**TASK GOAL:** From the first line of the listing below to the line with "const cbMin = 0.02, cbMax", print each line exactly, and nothing more. Leave out the pictures.

**DATA EXTRACT:**
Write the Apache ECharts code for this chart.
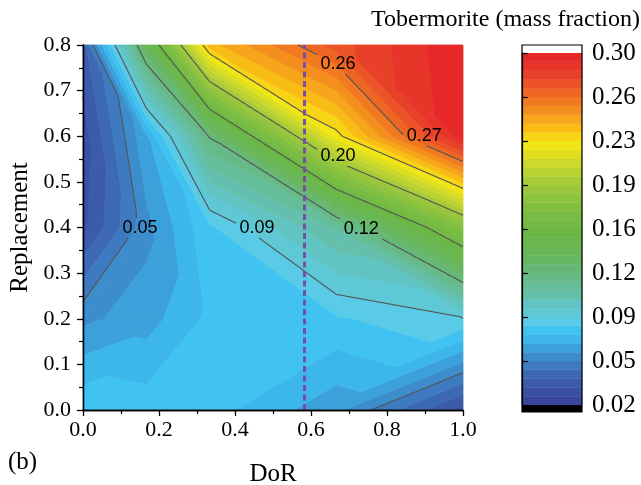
<!DOCTYPE html>
<html><head><meta charset="utf-8">
<script src="https://cdn.jsdelivr.net/npm/echarts@6/dist/echarts.min.js"></script>
<style>html,body{margin:0;padding:0;background:#fff}#c{width:641px;height:485px}</style>
</head><body><div id="c"></div>
<script>
// ---------------- data ----------------
const dor = [0, 1/6, 1/3, 2/3, 1];            // DoR grid nodes
const replacement = [0, 0.2, 0.4, 0.6, 0.8];   // Replacement grid nodes
// Tobermorite mass fraction at the nodes, one array per Replacement row (DoR = 0, 1/6, 1/3, 2/3, 1)
const tob_R00 = [0.082, 0.080, 0.079, 0.064, 0.031];
const tob_R02 = [0.0602, 0.0657, 0.0777, 0.082, 0.0895];
const tob_R04 = [0.032, 0.0596, 0.0816, 0.112, 0.179];
const tob_R06 = [0.030, 0.068, 0.126, 0.2266, 0.298];
const tob_R08 = [0.039, 0.140, 0.241, 0.2754, 0.300];
// diagonal used to split each grid cell into triangles: 'm' = lower-left to upper-right, 'a' = upper-left to lower-right
const triangulation = [
  ['m', 'm', 'm', 'm'],
  ['m', 'a', 'a', 'a'],
  ['a', 'a', 'a', 'a'],
  ['a', 'a', 'a', 'a']
];
const contourLevels = [0.055, 0.09, 0.125, 0.16, 0.195, 0.23, 0.265];
const labelText = ['0.05', '0.09', '0.12', '0.20', '0.26', '0.27'];
const labelDoR  = [0.150, 0.458, 0.732, 0.671, 0.671, 0.898];
const labelRep  = [0.399, 0.399, 0.397, 0.557, 0.758, 0.601];
const dashedDoR = 0.583;
const xTickLabels = ['0.0', '0.2', '0.4', '0.6', '0.8', '1.0'];
const yTickLabels = ['0.0', '0.1', '0.2', '0.3', '0.4', '0.5', '0.6', '0.7', '0.8'];
const cbTickLabels = ['0.02', '0.05', '0.09', '0.12', '0.16', '0.19', '0.23', '0.26', '0.30'];
const cbMin = 0.02, cbMax = 0.30, cbBands = 40;

// ---------------- styling ----------------
const colorStops = [
  [0.020, '#37429a'], [0.034, '#3b54a5'], [0.048, '#3e70b8'], [0.062, '#3c96d2'],
  [0.073, '#3db8ec'], [0.080, '#40c4f1'], [0.087, '#5bcbe6'], [0.097, '#60c6cc'],
  [0.110, '#65bfa6'], [0.125, '#67b97e'], [0.140, '#68b65a'], [0.155, '#6ab746'],
  [0.174, '#7cbd42'], [0.195, '#9fc83c'], [0.212, '#cbd82c'], [0.228, '#f5e813'],
  [0.240, '#f9bd16'], [0.252, '#f5961d'], [0.266, '#ef6c23'], [0.283, '#e94029'],
  [0.300, '#e52228']
];
function hex(c){return [parseInt(c.slice(1,3),16),parseInt(c.slice(3,5),16),parseInt(c.slice(5,7),16)];}
function colorAt(v){
  if (v <= colorStops[0][0]) return colorStops[0][1];
  for (let i=1;i<colorStops.length;i++){
    if (v <= colorStops[i][0]){
      const a=colorStops[i-1], b=colorStops[i], t=(v-a[0])/(b[0]-a[0]);
      const ca=hex(a[1]), cb=hex(b[1]);
      return 'rgb('+ca.map((x,k)=>Math.round(x+(cb[k]-x)*t)).join(',')+')';
    }
  }
  return colorStops[colorStops.length-1][1];
}
const bandStep = (cbMax-cbMin)/cbBands;
const bandColors = [];
for (let k=0;k<cbBands;k++) bandColors.push(colorAt(cbMin+(k+0.5)*bandStep));
const SERIF = '"Liberation Serif","Times New Roman",serif';
const SANS = '"Liberation Sans",Arial,sans-serif';

// ---------------- helpers ----------------
const rows = [tob_R00, tob_R02, tob_R04, tob_R06, tob_R08];
const cells = [];
for (let j=0;j<replacement.length-1;j++) for (let i=0;i<dor.length-1;i++){
  cells.push([dor[i], replacement[j], dor[i+1], replacement[j+1],
              rows[j][i], rows[j][i+1], rows[j+1][i], rows[j+1][i+1],
              triangulation[j][i]==='a' ? 1 : 0]);
}
function clipPoly(pts, level, keepAbove){
  const out=[]; const n=pts.length;
  const inside = p => keepAbove ? p.v >= level : p.v <= level;
  for (let i=0;i<n;i++){
    const a=pts[i], b=pts[(i+1)%n];
    const ia=inside(a), ib=inside(b);
    if (ia) out.push(a);
    if (ia !== ib){
      const t=(level-a.v)/(b.v-a.v);
      out.push({x:a.x+(b.x-a.x)*t, y:a.y+(b.y-a.y)*t, v:level});
    }
  }
  return out;
}
function triangles(api){
  const x0=api.value(0), y0=api.value(1), x1=api.value(2), y1=api.value(3);
  const BL={x:x0,y:y0,v:api.value(4)}, BR={x:x1,y:y0,v:api.value(5)},
        TL={x:x0,y:y1,v:api.value(6)}, TR={x:x1,y:y1,v:api.value(7)};
  if (api.value(8) === 1) return [[TL,BL,BR],[TL,TR,BR]];
  return [[BL,BR,TR],[BL,TL,TR]];
}
function renderFill(params, api){
  const children=[];
  for (const tri of triangles(api)){
    for (let k=0;k<cbBands;k++){
      const lo=cbMin+k*bandStep, hi=cbMin+(k+1)*bandStep;
      let poly=clipPoly(tri, k===0?-1:lo, true);
      if (poly.length<3) continue;
      poly=clipPoly(poly, k===cbBands-1?1:hi, false);
      if (poly.length<3) continue;
      const pts=poly.map(p=>api.coord([p.x,p.y]));
      children.push({type:'polygon', shape:{points:pts},
        style:{fill:bandColors[k], stroke:bandColors[k], lineWidth:0.8}});
    }
  }
  return {type:'group', children};
}
function labelRects(api){
  return labelText.map((t,i)=>{const c=api.coord([labelDoR[i],labelRep[i]]); return [c[0]-21,c[1]-10,c[0]+21,c[1]+10];});
}
function renderLines(params, api){
  const rects=labelRects(api);
  const inRect=p=>rects.some(r=>p[0]>r[0]&&p[0]<r[2]&&p[1]>r[1]&&p[1]<r[3]);
  const children=[];
  for (const tri of triangles(api)){
    for (const L of contourLevels){
      const pts=[];
      for (let e=0;e<3;e++){
        const a=tri[e], b=tri[(e+1)%3];
        if ((a.v-L)*(b.v-L)<0){
          const t=(L-a.v)/(b.v-a.v);
          pts.push([a.x+(b.x-a.x)*t, a.y+(b.y-a.y)*t]);
        }
      }
      if (pts.length<2) continue;
      const p=api.coord(pts[0]), q=api.coord(pts[1]);
      const len=Math.hypot(q[0]-p[0],q[1]-p[1]); const n=Math.max(1,Math.ceil(len/1.0));
      let cur=null;
      for (let s=0;s<n;s++){
        const a=[p[0]+(q[0]-p[0])*s/n, p[1]+(q[1]-p[1])*s/n];
        const b=[p[0]+(q[0]-p[0])*(s+1)/n, p[1]+(q[1]-p[1])*(s+1)/n];
        const m=[(a[0]+b[0])/2,(a[1]+b[1])/2];
        if (inRect(m)){ if(cur){children.push(cur);cur=null;} continue; }
        if (!cur) cur={type:'polyline', shape:{points:[a,b]}, style:{stroke:'#535353', lineWidth:1.1, fill:null}};
        else cur.shape.points.push(b);
      }
      if (cur) children.push(cur);
    }
  }
  return {type:'group', children};
}
function renderLabels(params, api){
  const i=params.dataIndex; const c=api.coord([labelDoR[i],labelRep[i]]);
  return {type:'text', x:c[0], y:c[1], style:{text:labelText[i], fill:'#000', font:'18px '+SANS, align:'center', verticalAlign:'middle'}};
}
const cbData=[]; for (let k=0;k<cbBands;k++) cbData.push([0, cbMin+k*bandStep, 1, cbMin+(k+1)*bandStep, k]);
function renderCbBand(params, api){
  const a=api.coord([0,api.value(1)]), b=api.coord([1,api.value(3)]);
  const k=api.value(4);
  return {type:'rect', shape:{x:a[0], y:b[1], width:b[0]-a[0], height:a[1]-b[1]},
    style:{fill:bandColors[k], stroke:bandColors[k], lineWidth:0.5}};
}
function renderCbFrame(params, api){
  const a=api.coord([0,cbMin]), b=api.coord([1,cbMax]);
  const w=b[0]-a[0];
  return {type:'group', children:[
    {type:'rect', shape:{x:a[0], y:b[1]-8, width:w, height:8}, style:{fill:'#fff'}},
    {type:'rect', shape:{x:a[0], y:a[1], width:w, height:7}, style:{fill:'#000'}},
    {type:'rect', shape:{x:a[0], y:b[1]-8, width:w, height:a[1]-b[1]+15}, style:{fill:null, stroke:'#000', lineWidth:1.2}}
  ]};
}

const axisCommon = {
  axisLine:{show:true, lineStyle:{color:'#000', width:1.3}},
  axisTick:{show:true, inside:false, length:6, lineStyle:{color:'#000', width:1.3}},
  minorTick:{show:true, splitNumber:2, length:4, lineStyle:{color:'#000', width:1.2}},
  splitLine:{show:false}, z:10
};
const option = {
  animation:false,
  backgroundColor:'#fff',
  grid:[
    {left:83, top:45, width:380, height:365, show:false, containLabel:false, outerBoundsMode:'none'},
    {left:522, top:53, width:60, height:352, show:false, containLabel:false, outerBoundsMode:'none'}
  ],
  xAxis:[
    Object.assign({}, axisCommon, {gridIndex:0, type:'value', min:0, max:1, interval:0.2,
      axisLabel:{formatter:(v,i)=>xTickLabels[i], fontFamily:SERIF, fontSize:22, color:'#000', margin:9},
      name:'DoR', nameLocation:'middle', nameGap:52, nameTextStyle:{fontFamily:SERIF, fontSize:25, color:'#000'}}),
    {gridIndex:0, type:'value', min:0, max:1, position:'top', axisLine:{show:true, lineStyle:{color:'#000', width:1.3}},
      axisTick:{show:false}, axisLabel:{show:false}, splitLine:{show:false}, z:10},
    {gridIndex:1, type:'value', min:0, max:1, show:false}
  ],
  yAxis:[
    Object.assign({}, axisCommon, {gridIndex:0, type:'value', min:0, max:0.8, interval:0.1,
      axisLabel:{formatter:(v,i)=>yTickLabels[i], fontFamily:SERIF, fontSize:22, color:'#000', margin:12},
      name:'Replacement', nameLocation:'middle', nameGap:50, nameTextStyle:{fontFamily:SERIF, fontSize:25, color:'#000'}}),
    {gridIndex:0, type:'value', min:0, max:0.8, position:'right', axisLine:{show:true, lineStyle:{color:'#000', width:1.3}},
      axisTick:{show:false}, axisLabel:{show:false}, splitLine:{show:false}, z:10},
    {gridIndex:1, type:'value', min:cbMin, max:cbMax, interval:(cbMax-cbMin)/8, position:'right',
      axisLine:{show:true, lineStyle:{color:'#000', width:1.2}},
      axisTick:{show:true, inside:false, length:6, lineStyle:{color:'#000', width:1.2}},
      axisLabel:{formatter:(v,i)=>cbTickLabels[i], fontFamily:SERIF, fontSize:25, color:'#000', margin:10},
      splitLine:{show:false}, z:10}
  ],
  series:[
    {type:'custom', xAxisIndex:0, yAxisIndex:0, data:cells, renderItem:renderFill, encode:{x:[0,2], y:[1,3]}, z:1, silent:true},
    {type:'custom', xAxisIndex:0, yAxisIndex:0, data:cells, renderItem:renderLines, encode:{x:[0,2], y:[1,3]}, z:2, silent:true},
    {type:'custom', xAxisIndex:0, yAxisIndex:0, data:labelDoR.map((d,i)=>[d,labelRep[i]]), renderItem:renderLabels, z:3, silent:true},
    {type:'line', xAxisIndex:0, yAxisIndex:0, data:[[dashedDoR,0],[dashedDoR,0.8]], symbol:'none', z:4, silent:true,
      lineStyle:{color:'#7650a6', width:3, type:[6,3.5]}},
    {type:'custom', xAxisIndex:2, yAxisIndex:2, data:cbData, renderItem:renderCbBand, z:1, silent:true, clip:false},
    {type:'custom', xAxisIndex:2, yAxisIndex:2, data:[[0,cbMin,1,cbMax]], renderItem:renderCbFrame, z:2, silent:true, clip:false}
  ],
  graphic:[
    {type:'text', right:1, top:8, style:{text:'Tobermorite (mass fraction)', font:'24px '+SERIF, fill:'#000'}},
    {type:'text', left:8, top:450, style:{text:'(b)', font:'25px '+SERIF, fill:'#000'}}
  ]
};
const chart = echarts.init(document.getElementById('c'), null, {renderer:'canvas', width:641, height:485});
chart.setOption(option);
</script>
</body></html>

**EXERCISE SOLUTION:**
Write the Apache ECharts code for this chart.
<!DOCTYPE html>
<html><head><meta charset="utf-8">
<script src="https://cdn.jsdelivr.net/npm/echarts@6/dist/echarts.min.js"></script>
<style>html,body{margin:0;padding:0;background:#fff}#c{width:641px;height:485px}</style>
</head><body><div id="c"></div>
<script>
// ---------------- data ----------------
const dor = [0, 1/6, 1/3, 2/3, 1];            // DoR grid nodes
const replacement = [0, 0.2, 0.4, 0.6, 0.8];   // Replacement grid nodes
// Tobermorite mass fraction at the nodes, one array per Replacement row (DoR = 0, 1/6, 1/3, 2/3, 1)
const tob_R00 = [0.082, 0.080, 0.079, 0.064, 0.031];
const tob_R02 = [0.0602, 0.0657, 0.0777, 0.082, 0.0895];
const tob_R04 = [0.032, 0.0596, 0.0816, 0.112, 0.179];
const tob_R06 = [0.030, 0.068, 0.126, 0.2266, 0.298];
const tob_R08 = [0.039, 0.140, 0.241, 0.2754, 0.300];
// diagonal used to split each grid cell into triangles: 'm' = lower-left to upper-right, 'a' = upper-left to lower-right
const triangulation = [
  ['m', 'm', 'm', 'm'],
  ['m', 'a', 'a', 'a'],
  ['a', 'a', 'a', 'a'],
  ['a', 'a', 'a', 'a']
];
const contourLevels = [0.055, 0.09, 0.125, 0.16, 0.195, 0.23, 0.265];
const labelText = ['0.05', '0.09', '0.12', '0.20', '0.26', '0.27'];
const labelDoR  = [0.150, 0.458, 0.732, 0.671, 0.671, 0.898];
const labelRep  = [0.399, 0.399, 0.397, 0.557, 0.758, 0.601];
const dashedDoR = 0.583;
const xTickLabels = ['0.0', '0.2', '0.4', '0.6', '0.8', '1.0'];
const yTickLabels = ['0.0', '0.1', '0.2', '0.3', '0.4', '0.5', '0.6', '0.7', '0.8'];
const cbTickLabels = ['0.02', '0.05', '0.09', '0.12', '0.16', '0.19', '0.23', '0.26', '0.30'];
const cbMin = 0.02, cbMax = 0.30, cbBands = 40;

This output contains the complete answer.